┌─ DATASET EXTRACT

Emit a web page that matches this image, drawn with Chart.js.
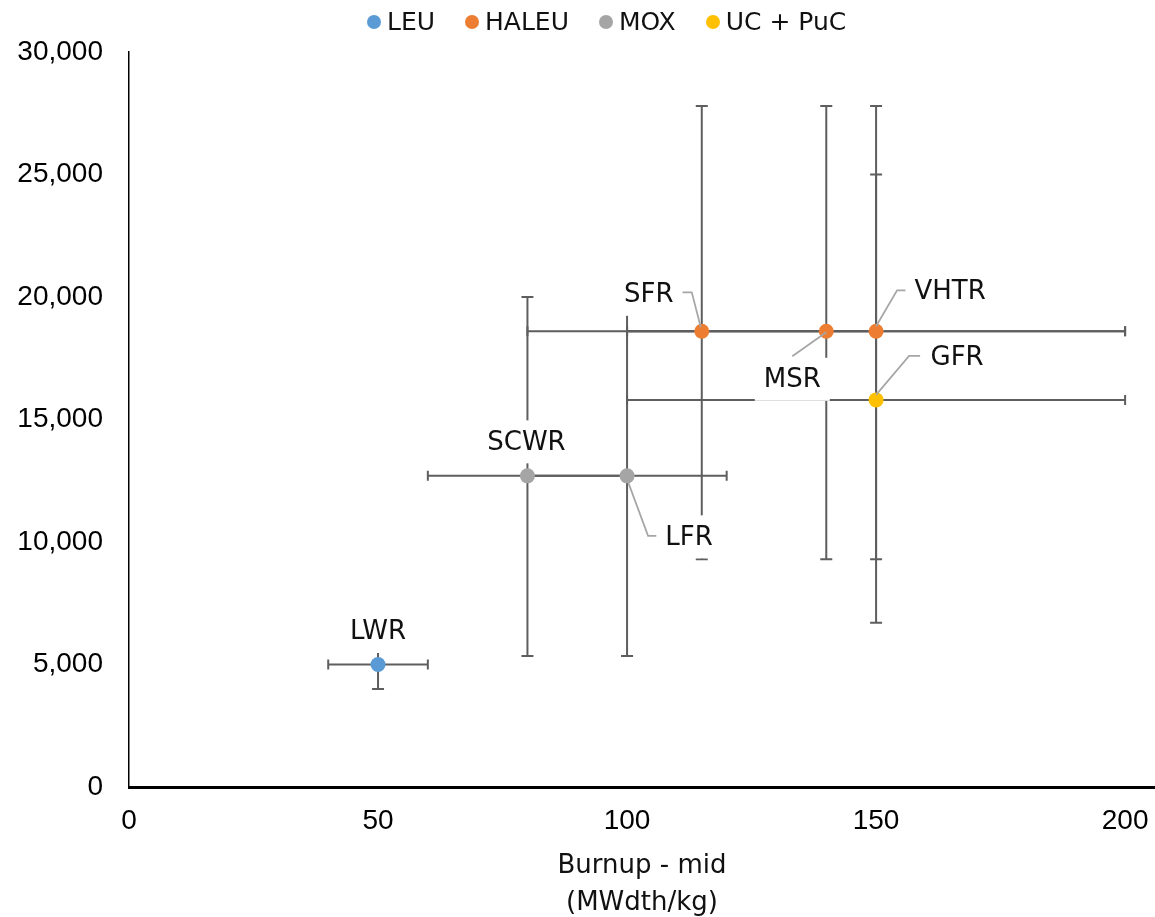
<!DOCTYPE html>
<html>
<head>
<meta charset="utf-8">
<title>Burnup by reactor type</title>
<script src="https://cdn.jsdelivr.net/npm/chart.js@4"></script>
<style>
  body { margin: 0; background: #fff; }
  #wrap { position: relative; width: 1155px; height: 917px; }
  #legend {
    position: absolute; top: 8px; left: 367px;
    display: flex; align-items: center; white-space: nowrap;
    font: 25px "DejaVu Sans", sans-serif; line-height: 28px; color: #111;
  }
  #legend .item { display: flex; align-items: center; margin-right: 30px; }
  #legend .dot { width: 14px; height: 14px; border-radius: 50%; margin-right: 6px; }
</style>
</head>
<body>
<div id="wrap">
  <canvas id="chart" width="1155" height="917"></canvas>
  <div id="legend"></div>
</div>
<script>
// reactor concepts, their fuel and ranges
const reactors   = ['LWR', 'SCWR', 'LFR', 'SFR', 'MSR', 'VHTR', 'GFR'];
const fuels      = ['LEU', 'MOX', 'MOX', 'HALEU', 'HALEU', 'HALEU', 'UC + PuC'];
const burnupMid  = [50, 80, 100, 115, 140, 150, 150];
const burnupLow  = [40, 60, 80, 80, 100, 100, 100];
const burnupHigh = [60, 100, 120, 150, 200, 200, 200];
const valueMid   = [5000, 12700, 12700, 18600, 18600, 18600, 15800];
const valueLow   = [4000, 5350, 5350, 9300, 9300, 9300, 6700];
const valueHigh  = [6000, 20000, 20000, 27800, 27800, 27800, 25000];

const fuelTypes  = ['LEU', 'HALEU', 'MOX', 'UC + PuC'];
const xTicks     = [0, 50, 100, 150, 200];
const yTicks     = [0, 5000, 10000, 15000, 20000, 25000, 30000];

// styling: colours, label offsets and leader paths (pixels from the point)
const fuelColors = ['#5b9bd5', '#ed7d31', '#a5a5a5', '#ffc000'];
const labelOffsets = [[0, -33], [-1, -34], [62, 61], [-53, -37], [-34, 48], [74, -40], [81, -43]];
const leaderPaths = [
  null,
  null,
  [[1, 6], [21, 60], [31, 60]],
  [[-1, -4], [-10, -39], [-22, -39]],
  [[0, 1], [-34, 25]],
  [[0, -5], [21, -41], [31, -41]],
  [[0, -5], [33, -44], [44, -44]]
];

const labelFont = '"DejaVu Sans", sans-serif';
const tickFont = { family: '"Liberation Sans", Arial, sans-serif', size: 28 };

// legend
const legendEl = document.getElementById('legend');
fuelTypes.forEach((fuel, k) => {
  const item = document.createElement('span');
  item.className = 'item';
  const dot = document.createElement('span');
  dot.className = 'dot';
  dot.style.background = fuelColors[k];
  item.appendChild(dot);
  item.appendChild(document.createTextNode(fuel));
  legendEl.appendChild(item);
});

const datasets = fuelTypes.map((fuel, k) => ({
  label: fuel,
  data: reactors
    .map((name, i) => i)
    .filter((i) => fuels[i] === fuel)
    .map((i) => ({ x: burnupMid[i], y: valueMid[i] })),
  backgroundColor: fuelColors[k],
  borderWidth: 0,
  pointRadius: 7.5,
  pointHoverRadius: 7.5
}));

// min/max bars behind the markers
const errorBars = {
  id: 'errorBars',
  beforeDatasetsDraw(chart) {
    const { ctx, scales: { x, y } } = chart;
    ctx.save();
    ctx.strokeStyle = '#5e5e5e';
    ctx.lineWidth = 2;
    reactors.forEach((name, i) => {
      const px = x.getPixelForValue(burnupMid[i]);
      const py = y.getPixelForValue(valueMid[i]);
      const x0 = x.getPixelForValue(burnupLow[i]);
      const x1 = x.getPixelForValue(burnupHigh[i]);
      const y0 = y.getPixelForValue(valueLow[i]);
      const y1 = y.getPixelForValue(valueHigh[i]);
      ctx.beginPath();
      ctx.moveTo(x0, py); ctx.lineTo(x1, py);
      ctx.moveTo(x0, py - 5); ctx.lineTo(x0, py + 5);
      ctx.moveTo(x1, py - 5); ctx.lineTo(x1, py + 5);
      ctx.moveTo(px, y0); ctx.lineTo(px, y1);
      ctx.moveTo(px - 6, y0); ctx.lineTo(px + 6, y0);
      ctx.moveTo(px - 6, y1); ctx.lineTo(px + 6, y1);
      ctx.stroke();
    });
    ctx.restore();
  }
};

// reactor names with white boxes and leader lines
const pointLabels = {
  id: 'pointLabels',
  afterDatasetsDraw(chart) {
    const { ctx, scales: { x, y } } = chart;
    const pos = reactors.map((name, i) => [
      x.getPixelForValue(burnupMid[i]),
      y.getPixelForValue(valueMid[i])
    ]);
    ctx.save();
    ctx.strokeStyle = '#a6a6a6';
    ctx.lineWidth = 1.75;
    leaderPaths.forEach((path, i) => {
      if (!path) return;
      const [px, py] = pos[i];
      ctx.beginPath();
      path.forEach(([dx, dy], k) => {
        if (k === 0) ctx.moveTo(px + dx, py + dy);
        else ctx.lineTo(px + dx, py + dy);
      });
      ctx.stroke();
    });
    ctx.font = '26px ' + labelFont;
    ctx.textAlign = 'center';
    ctx.textBaseline = 'middle';
    reactors.forEach((name, i) => {
      const cx = pos[i][0] + labelOffsets[i][0];
      const cy = pos[i][1] + labelOffsets[i][1];
      const w = ctx.measureText(name).width + 18;
      ctx.fillStyle = '#fff';
      ctx.fillRect(cx - w / 2, cy - 21.5, w, 43);
      ctx.fillStyle = '#111';
      ctx.fillText(name, cx, cy + 1);
    });
    ctx.restore();
  }
};

new Chart(document.getElementById('chart'), {
  type: 'scatter',
  data: { datasets },
  options: {
    responsive: false,
    animation: false,
    devicePixelRatio: 1,
    layout: { autoPadding: false, padding: { top: 52, right: 0, bottom: 0, left: 0 } },
    plugins: {
      legend: { display: false },
      tooltip: { enabled: false }
    },
    scales: {
      x: {
        type: 'linear',
        min: 0,
        max: 206,
        afterBuildTicks: (scale) => {
          scale.ticks = xTicks.map((value) => ({ value }));
        },
        afterFit: (scale) => {
          scale.height = 130;
          scale.paddingRight = 0;
        },
        grid: { display: false, drawTicks: false },
        border: { display: true, color: '#000', width: 3 },
        ticks: { font: tickFont, color: '#000', padding: 17 },
        title: {
          display: true,
          text: ['Burnup - mid', '(MWdth/kg)'],
          color: '#111',
          font: { family: labelFont, size: 26, lineHeight: 1.44 },
          padding: { top: 0, bottom: -5 }
        }
      },
      y: {
        min: 0,
        max: 30000,
        afterBuildTicks: (scale) => {
          scale.ticks = yTicks.map((value) => ({ value }));
        },
        afterFit: (scale) => { scale.width = 129; },
        grid: { display: false, drawTicks: false },
        border: { display: true, color: '#000', width: 1.5 },
        ticks: {
          font: tickFont,
          color: '#000',
          padding: 26,
          callback: (value) => value.toLocaleString('en-US')
        }
      }
    }
  },
  plugins: [errorBars, pointLabels]
});
</script>
</body>
</html>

└─

→ OBJECTIVE:
Repeat verbatim all the material, but not the pictures.

→ EXPECTED ANSWER:
Emit a web page that matches this image, drawn with Chart.js.
<!DOCTYPE html>
<html>
<head>
<meta charset="utf-8">
<title>Burnup by reactor type</title>
<script src="https://cdn.jsdelivr.net/npm/chart.js@4"></script>
<style>
  body { margin: 0; background: #fff; }
  #wrap { position: relative; width: 1155px; height: 917px; }
  #legend {
    position: absolute; top: 8px; left: 367px;
    display: flex; align-items: center; white-space: nowrap;
    font: 25px "DejaVu Sans", sans-serif; line-height: 28px; color: #111;
  }
  #legend .item { display: flex; align-items: center; margin-right: 30px; }
  #legend .dot { width: 14px; height: 14px; border-radius: 50%; margin-right: 6px; }
</style>
</head>
<body>
<div id="wrap">
  <canvas id="chart" width="1155" height="917"></canvas>
  <div id="legend"></div>
</div>
<script>
// reactor concepts, their fuel and ranges
const reactors   = ['LWR', 'SCWR', 'LFR', 'SFR', 'MSR', 'VHTR', 'GFR'];
const fuels      = ['LEU', 'MOX', 'MOX', 'HALEU', 'HALEU', 'HALEU', 'UC + PuC'];
const burnupMid  = [50, 80, 100, 115, 140, 150, 150];
const burnupLow  = [40, 60, 80, 80, 100, 100, 100];
const burnupHigh = [60, 100, 120, 150, 200, 200, 200];
const valueMid   = [5000, 12700, 12700, 18600, 18600, 18600, 15800];
const valueLow   = [4000, 5350, 5350, 9300, 9300, 9300, 6700];
const valueHigh  = [6000, 20000, 20000, 27800, 27800, 27800, 25000];

const fuelTypes  = ['LEU', 'HALEU', 'MOX', 'UC + PuC'];
const xTicks     = [0, 50, 100, 150, 200];
const yTicks     = [0, 5000, 10000, 15000, 20000, 25000, 30000];

// styling: colours, label offsets and leader paths (pixels from the point)
const fuelColors = ['#5b9bd5', '#ed7d31', '#a5a5a5', '#ffc000'];
const labelOffsets = [[0, -33], [-1, -34], [62, 61], [-53, -37], [-34, 48], [74, -40], [81, -43]];
const leaderPaths = [
  null,
  null,
  [[1, 6], [21, 60], [31, 60]],
  [[-1, -4], [-10, -39], [-22, -39]],
  [[0, 1], [-34, 25]],
  [[0, -5], [21, -41], [31, -41]],
  [[0, -5], [33, -44], [44, -44]]
];

const labelFont = '"DejaVu Sans", sans-serif';
const tickFont = { family: '"Liberation Sans", Arial, sans-serif', size: 28 };

// legend
const legendEl = document.getElementById('legend');
fuelTypes.forEach((fuel, k) => {
  const item = document.createElement('span');
  item.className = 'item';
  const dot = document.createElement('span');
  dot.className = 'dot';
  dot.style.background = fuelColors[k];
  item.appendChild(dot);
  item.appendChild(document.createTextNode(fuel));
  legendEl.appendChild(item);
});

const datasets = fuelTypes.map((fuel, k) => ({
  label: fuel,
  data: reactors
    .map((name, i) => i)
    .filter((i) => fuels[i] === fuel)
    .map((i) => ({ x: burnupMid[i], y: valueMid[i] })),
  backgroundColor: fuelColors[k],
  borderWidth: 0,
  pointRadius: 7.5,
  pointHoverRadius: 7.5
}));

// min/max bars behind the markers
const errorBars = {
  id: 'errorBars',
  beforeDatasetsDraw(chart) {
    const { ctx, scales: { x, y } } = chart;
    ctx.save();
    ctx.strokeStyle = '#5e5e5e';
    ctx.lineWidth = 2;
    reactors.forEach((name, i) => {
      const px = x.getPixelForValue(burnupMid[i]);
      const py = y.getPixelForValue(valueMid[i]);
      const x0 = x.getPixelForValue(burnupLow[i]);
      const x1 = x.getPixelForValue(burnupHigh[i]);
      const y0 = y.getPixelForValue(valueLow[i]);
      const y1 = y.getPixelForValue(valueHigh[i]);
      ctx.beginPath();
      ctx.moveTo(x0, py); ctx.lineTo(x1, py);
      ctx.moveTo(x0, py - 5); ctx.lineTo(x0, py + 5);
      ctx.moveTo(x1, py - 5); ctx.lineTo(x1, py + 5);
      ctx.moveTo(px, y0); ctx.lineTo(px, y1);
      ctx.moveTo(px - 6, y0); ctx.lineTo(px + 6, y0);
      ctx.moveTo(px - 6, y1); ctx.lineTo(px + 6, y1);
      ctx.stroke();
    });
    ctx.restore();
  }
};

// reactor names with white boxes and leader lines
const pointLabels = {
  id: 'pointLabels',
  afterDatasetsDraw(chart) {
    const { ctx, scales: { x, y } } = chart;
    const pos = reactors.map((name, i) => [
      x.getPixelForValue(burnupMid[i]),
      y.getPixelForValue(valueMid[i])
    ]);
    ctx.save();
    ctx.strokeStyle = '#a6a6a6';
    ctx.lineWidth = 1.75;
    leaderPaths.forEach((path, i) => {
      if (!path) return;
      const [px, py] = pos[i];
      ctx.beginPath();
      path.forEach(([dx, dy], k) => {
        if (k === 0) ctx.moveTo(px + dx, py + dy);
        else ctx.lineTo(px + dx, py + dy);
      });
      ctx.stroke();
    });
    ctx.font = '26px ' + labelFont;
    ctx.textAlign = 'center';
    ctx.textBaseline = 'middle';
    reactors.forEach((name, i) => {
      const cx = pos[i][0] + labelOffsets[i][0];
      const cy = pos[i][1] + labelOffsets[i][1];
      const w = ctx.measureText(name).width + 18;
      ctx.fillStyle = '#fff';
      ctx.fillRect(cx - w / 2, cy - 21.5, w, 43);
      ctx.fillStyle = '#111';
      ctx.fillText(name, cx, cy + 1);
    });
    ctx.restore();
  }
};

new Chart(document.getElementById('chart'), {
  type: 'scatter',
  data: { datasets },
  options: {
    responsive: false,
    animation: false,
    devicePixelRatio: 1,
    layout: { autoPadding: false, padding: { top: 52, right: 0, bottom: 0, left: 0 } },
    plugins: {
      legend: { display: false },
      tooltip: { enabled: false }
    },
    scales: {
      x: {
        type: 'linear',
        min: 0,
        max: 206,
        afterBuildTicks: (scale) => {
          scale.ticks = xTicks.map((value) => ({ value }));
        },
        afterFit: (scale) => {
          scale.height = 130;
          scale.paddingRight = 0;
        },
        grid: { display: false, drawTicks: false },
        border: { display: true, color: '#000', width: 3 },
        ticks: { font: tickFont, color: '#000', padding: 17 },
        title: {
          display: true,
          text: ['Burnup - mid', '(MWdth/kg)'],
          color: '#111',
          font: { family: labelFont, size: 26, lineHeight: 1.44 },
          padding: { top: 0, bottom: -5 }
        }
      },
      y: {
        min: 0,
        max: 30000,
        afterBuildTicks: (scale) => {
          scale.ticks = yTicks.map((value) => ({ value }));
        },
        afterFit: (scale) => { scale.width = 129; },
        grid: { display: false, drawTicks: false },
        border: { display: true, color: '#000', width: 1.5 },
        ticks: {
          font: tickFont,
          color: '#000',
          padding: 26,
          callback: (value) => value.toLocaleString('en-US')
        }
      }
    }
  },
  plugins: [errorBars, pointLabels]
});
</script>
</body>
</html>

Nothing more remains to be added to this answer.